╭─ PROVIDED MATERIAL

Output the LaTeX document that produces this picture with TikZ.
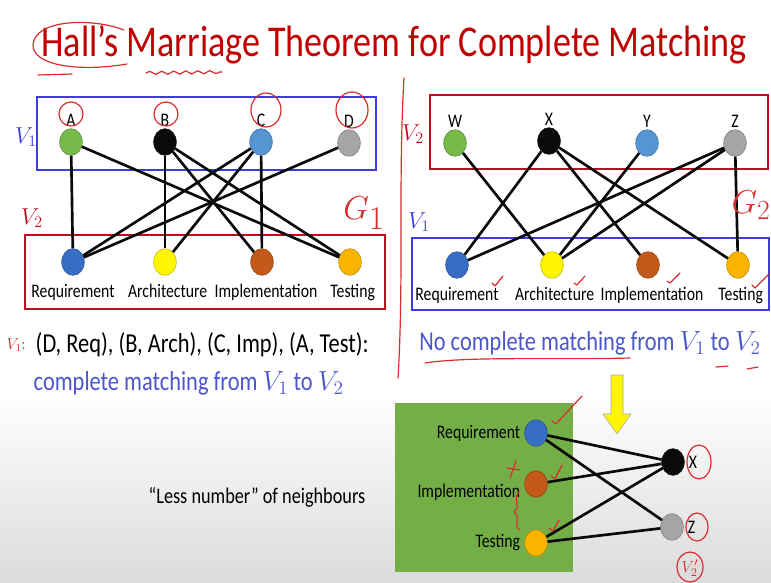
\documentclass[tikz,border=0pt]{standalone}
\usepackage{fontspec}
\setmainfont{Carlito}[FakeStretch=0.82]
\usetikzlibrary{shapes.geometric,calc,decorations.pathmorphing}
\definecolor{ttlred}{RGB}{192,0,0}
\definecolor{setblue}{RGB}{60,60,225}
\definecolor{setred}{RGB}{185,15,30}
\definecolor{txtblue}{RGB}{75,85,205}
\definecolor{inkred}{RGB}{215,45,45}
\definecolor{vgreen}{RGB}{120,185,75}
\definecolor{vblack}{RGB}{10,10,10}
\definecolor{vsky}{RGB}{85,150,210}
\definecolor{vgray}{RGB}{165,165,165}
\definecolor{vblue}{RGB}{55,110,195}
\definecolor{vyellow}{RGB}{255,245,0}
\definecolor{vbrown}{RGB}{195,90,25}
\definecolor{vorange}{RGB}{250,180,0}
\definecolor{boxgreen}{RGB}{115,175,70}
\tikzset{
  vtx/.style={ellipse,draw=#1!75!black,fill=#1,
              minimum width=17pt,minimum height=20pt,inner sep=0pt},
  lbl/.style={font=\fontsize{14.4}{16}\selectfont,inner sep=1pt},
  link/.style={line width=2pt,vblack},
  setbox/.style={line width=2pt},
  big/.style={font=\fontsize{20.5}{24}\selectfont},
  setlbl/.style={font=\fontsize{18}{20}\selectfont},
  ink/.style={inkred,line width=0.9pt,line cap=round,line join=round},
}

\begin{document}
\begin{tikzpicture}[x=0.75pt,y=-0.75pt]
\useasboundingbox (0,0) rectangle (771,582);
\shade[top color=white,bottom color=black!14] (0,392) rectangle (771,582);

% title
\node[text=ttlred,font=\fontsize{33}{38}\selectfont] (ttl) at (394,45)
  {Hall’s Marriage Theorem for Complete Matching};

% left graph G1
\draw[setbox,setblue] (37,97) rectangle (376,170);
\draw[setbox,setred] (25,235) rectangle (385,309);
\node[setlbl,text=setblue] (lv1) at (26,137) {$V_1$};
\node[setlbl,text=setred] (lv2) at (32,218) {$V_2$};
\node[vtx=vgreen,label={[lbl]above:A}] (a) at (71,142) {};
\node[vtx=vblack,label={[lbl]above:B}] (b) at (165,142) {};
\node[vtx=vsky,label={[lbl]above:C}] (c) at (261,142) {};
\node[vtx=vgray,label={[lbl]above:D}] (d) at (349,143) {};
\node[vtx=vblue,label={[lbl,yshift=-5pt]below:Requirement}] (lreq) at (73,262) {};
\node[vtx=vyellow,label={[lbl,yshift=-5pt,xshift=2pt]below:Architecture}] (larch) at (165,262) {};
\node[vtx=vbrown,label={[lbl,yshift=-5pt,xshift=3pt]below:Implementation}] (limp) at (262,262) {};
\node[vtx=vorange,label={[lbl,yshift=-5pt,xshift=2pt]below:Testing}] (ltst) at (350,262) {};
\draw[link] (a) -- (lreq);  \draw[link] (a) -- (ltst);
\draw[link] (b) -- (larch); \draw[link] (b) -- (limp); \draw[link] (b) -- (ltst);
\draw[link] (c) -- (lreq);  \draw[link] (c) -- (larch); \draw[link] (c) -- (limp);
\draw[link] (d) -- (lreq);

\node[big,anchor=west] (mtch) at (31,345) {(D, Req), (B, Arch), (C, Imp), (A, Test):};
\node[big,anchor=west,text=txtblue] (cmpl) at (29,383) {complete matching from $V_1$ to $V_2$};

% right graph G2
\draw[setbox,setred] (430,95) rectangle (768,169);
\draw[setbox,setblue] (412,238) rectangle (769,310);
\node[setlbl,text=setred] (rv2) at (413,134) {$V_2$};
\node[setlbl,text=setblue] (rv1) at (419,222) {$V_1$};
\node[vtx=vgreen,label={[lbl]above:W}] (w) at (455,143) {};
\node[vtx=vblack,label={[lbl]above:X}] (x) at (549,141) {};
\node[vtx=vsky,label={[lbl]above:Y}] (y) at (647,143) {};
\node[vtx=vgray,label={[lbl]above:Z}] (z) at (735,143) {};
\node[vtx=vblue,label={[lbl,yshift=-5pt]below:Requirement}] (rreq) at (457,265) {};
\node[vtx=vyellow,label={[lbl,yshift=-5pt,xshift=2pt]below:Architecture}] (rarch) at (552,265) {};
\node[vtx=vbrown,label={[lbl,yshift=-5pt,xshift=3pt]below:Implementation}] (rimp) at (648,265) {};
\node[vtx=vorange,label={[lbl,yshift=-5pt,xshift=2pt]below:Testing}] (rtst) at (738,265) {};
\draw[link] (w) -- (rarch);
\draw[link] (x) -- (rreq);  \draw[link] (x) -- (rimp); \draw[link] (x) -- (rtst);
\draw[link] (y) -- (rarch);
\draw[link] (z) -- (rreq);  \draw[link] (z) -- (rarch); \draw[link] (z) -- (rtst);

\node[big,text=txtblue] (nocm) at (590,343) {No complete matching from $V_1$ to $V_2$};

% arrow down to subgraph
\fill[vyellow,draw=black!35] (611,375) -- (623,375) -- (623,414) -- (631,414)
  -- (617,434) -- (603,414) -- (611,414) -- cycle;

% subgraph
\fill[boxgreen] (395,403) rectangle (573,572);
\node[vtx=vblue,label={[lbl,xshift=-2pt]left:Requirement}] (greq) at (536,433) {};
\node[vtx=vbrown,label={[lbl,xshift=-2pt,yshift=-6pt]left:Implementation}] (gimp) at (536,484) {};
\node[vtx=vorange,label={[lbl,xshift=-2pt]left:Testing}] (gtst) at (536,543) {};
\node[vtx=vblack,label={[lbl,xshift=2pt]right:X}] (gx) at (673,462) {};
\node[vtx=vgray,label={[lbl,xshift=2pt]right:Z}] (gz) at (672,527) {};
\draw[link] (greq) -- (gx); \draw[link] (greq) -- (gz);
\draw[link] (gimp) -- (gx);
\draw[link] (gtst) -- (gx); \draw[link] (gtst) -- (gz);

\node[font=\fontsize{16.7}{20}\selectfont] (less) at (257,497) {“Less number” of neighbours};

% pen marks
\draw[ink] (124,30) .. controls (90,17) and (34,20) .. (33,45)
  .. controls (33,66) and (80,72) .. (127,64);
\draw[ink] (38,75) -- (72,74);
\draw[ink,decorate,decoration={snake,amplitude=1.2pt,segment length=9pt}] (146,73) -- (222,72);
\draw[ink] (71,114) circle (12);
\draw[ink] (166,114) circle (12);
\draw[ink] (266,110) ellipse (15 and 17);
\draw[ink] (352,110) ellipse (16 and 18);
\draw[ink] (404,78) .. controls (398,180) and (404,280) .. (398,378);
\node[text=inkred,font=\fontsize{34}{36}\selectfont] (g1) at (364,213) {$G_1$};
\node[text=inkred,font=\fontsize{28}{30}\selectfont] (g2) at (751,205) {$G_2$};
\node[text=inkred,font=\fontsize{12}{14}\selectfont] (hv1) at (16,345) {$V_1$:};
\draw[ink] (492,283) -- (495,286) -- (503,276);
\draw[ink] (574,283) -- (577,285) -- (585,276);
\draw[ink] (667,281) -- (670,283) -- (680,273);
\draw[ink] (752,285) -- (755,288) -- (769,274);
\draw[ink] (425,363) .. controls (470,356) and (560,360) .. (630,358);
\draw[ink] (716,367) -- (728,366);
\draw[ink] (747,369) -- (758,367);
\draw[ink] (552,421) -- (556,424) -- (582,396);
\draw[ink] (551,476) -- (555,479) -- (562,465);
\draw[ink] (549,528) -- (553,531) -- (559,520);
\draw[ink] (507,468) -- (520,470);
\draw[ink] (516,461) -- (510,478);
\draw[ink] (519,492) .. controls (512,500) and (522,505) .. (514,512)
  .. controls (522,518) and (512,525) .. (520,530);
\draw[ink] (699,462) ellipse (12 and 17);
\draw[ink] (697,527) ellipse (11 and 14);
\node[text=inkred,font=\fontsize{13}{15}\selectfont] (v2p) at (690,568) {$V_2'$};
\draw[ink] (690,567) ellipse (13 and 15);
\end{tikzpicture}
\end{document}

╰─

*PROBLEM TO WORK ON*: Pictures are excluded; extract exactly the lines from the start of the data through the line that holds "Marriage Theorem for", both ends included.

*SOLUTION TO THE EXERCISE*:
Output the LaTeX document that produces this picture with TikZ.
\documentclass[tikz,border=0pt]{standalone}
\usepackage{fontspec}
\setmainfont{Carlito}[FakeStretch=0.82]
\usetikzlibrary{shapes.geometric,calc,decorations.pathmorphing}
\definecolor{ttlred}{RGB}{192,0,0}
\definecolor{setblue}{RGB}{60,60,225}
\definecolor{setred}{RGB}{185,15,30}
\definecolor{txtblue}{RGB}{75,85,205}
\definecolor{inkred}{RGB}{215,45,45}
\definecolor{vgreen}{RGB}{120,185,75}
\definecolor{vblack}{RGB}{10,10,10}
\definecolor{vsky}{RGB}{85,150,210}
\definecolor{vgray}{RGB}{165,165,165}
\definecolor{vblue}{RGB}{55,110,195}
\definecolor{vyellow}{RGB}{255,245,0}
\definecolor{vbrown}{RGB}{195,90,25}
\definecolor{vorange}{RGB}{250,180,0}
\definecolor{boxgreen}{RGB}{115,175,70}
\tikzset{
  vtx/.style={ellipse,draw=#1!75!black,fill=#1,
              minimum width=17pt,minimum height=20pt,inner sep=0pt},
  lbl/.style={font=\fontsize{14.4}{16}\selectfont,inner sep=1pt},
  link/.style={line width=2pt,vblack},
  setbox/.style={line width=2pt},
  big/.style={font=\fontsize{20.5}{24}\selectfont},
  setlbl/.style={font=\fontsize{18}{20}\selectfont},
  ink/.style={inkred,line width=0.9pt,line cap=round,line join=round},
}

\begin{document}
\begin{tikzpicture}[x=0.75pt,y=-0.75pt]
\useasboundingbox (0,0) rectangle (771,582);
\shade[top color=white,bottom color=black!14] (0,392) rectangle (771,582);

% title
\node[text=ttlred,font=\fontsize{33}{38}\selectfont] (ttl) at (394,45)
  {Hall’s Marriage Theorem for Complete Matching};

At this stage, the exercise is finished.